The court heard that on August 1 this year, police were on a mobile patrol on Kinelowen Street in Keady, when they observed a vehicle doing donuts and causing “excessive smoke and noise” in a public car park as they were driving towards Armagh.
Police went to turn in the next junction with the intention to speak to the driver. However, as they were turning the vehicle, a Lexus, came out of the car park “sideways”, still causing smoke.
The vehicle went across a lane of traffic and drove off. Police were directly behind and signalled it to stop using blue lights and sirens.
The driver made no attempt to stop and “took off” in the direction of the border at “excessive speed”, overtaking cars at speed on the wrong side of the road.
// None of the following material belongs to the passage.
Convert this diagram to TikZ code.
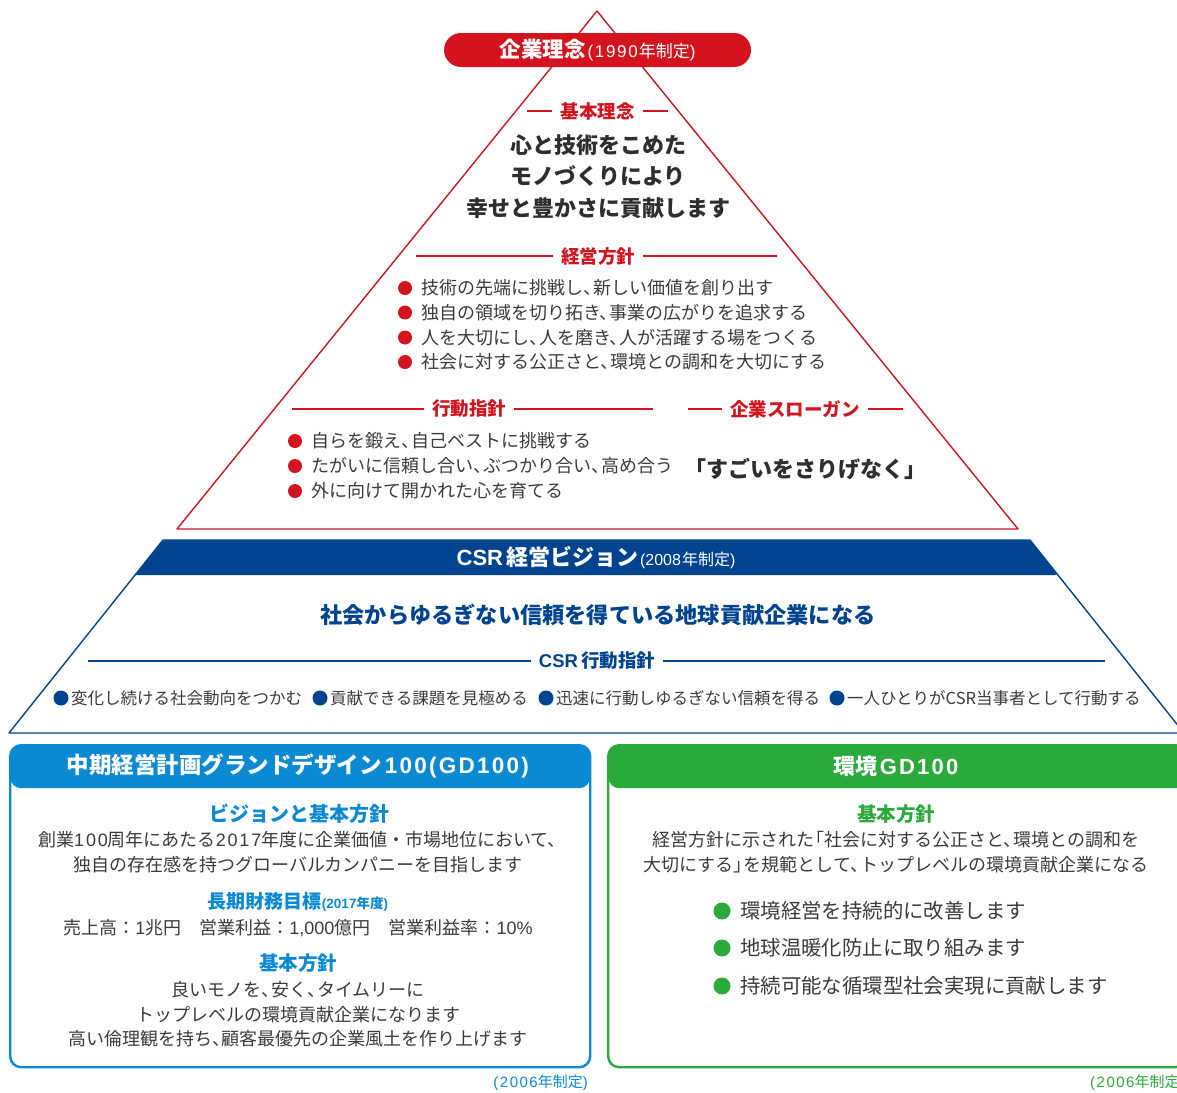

Shortly afterwards, police received a report of a damage-only road traffic collision in Keady, with the reporting person stating that a Lexus had struck the front of their car.
They said that the vehicle had exited a car park and “crossed the road sideways” causing damage to their front headlights, bonnet and bumper. There were no injuries, but the reporting person made a statement to police, identifying the driver as the defendant.
Chris Logue, defence solicitor, told the court: “This was a vehicle that was just about to be sold and the proposed purchaser was about 10 minutes away from coming to collect.
“He decided, for some reason, in the 10 minutes while he was waiting for the purchaser to start doing what he did.
“He obviously was having fun, in inverted commas, but not fun for anybody else.”
The defence further stated that Myers had cancelled the car’s insurance and panicked when police arrived at the scene.
“I don’t think he’ll ever be able to explain what got into his head while he was waiting to sell this car.”
District Judge Anne Marshall noted that Myers, who is in Australia and is planning to settle, told police at interview that he had not been driving the car.
“It’s dangerous driving over a prolonged period, with doing the donuts and sliding out onto the road and then the collision as well,” she said.
For the charge of dangerous driving, District Judge Marshall imposed a fine of £200, along with the £15 offender levy and a disqualification from driving for 18 months.
For the no insurance charge, he was fined £200 and, for the no MOT, £50.
For the remaining charges of failing to stop, report and remain at an accident and failing to stop for police, Myers was fined £50 on each charge and disqualified for six months on each except for the dangerous driving charge.
Due to the quantity of the fines, he was given 26 weeks to pay.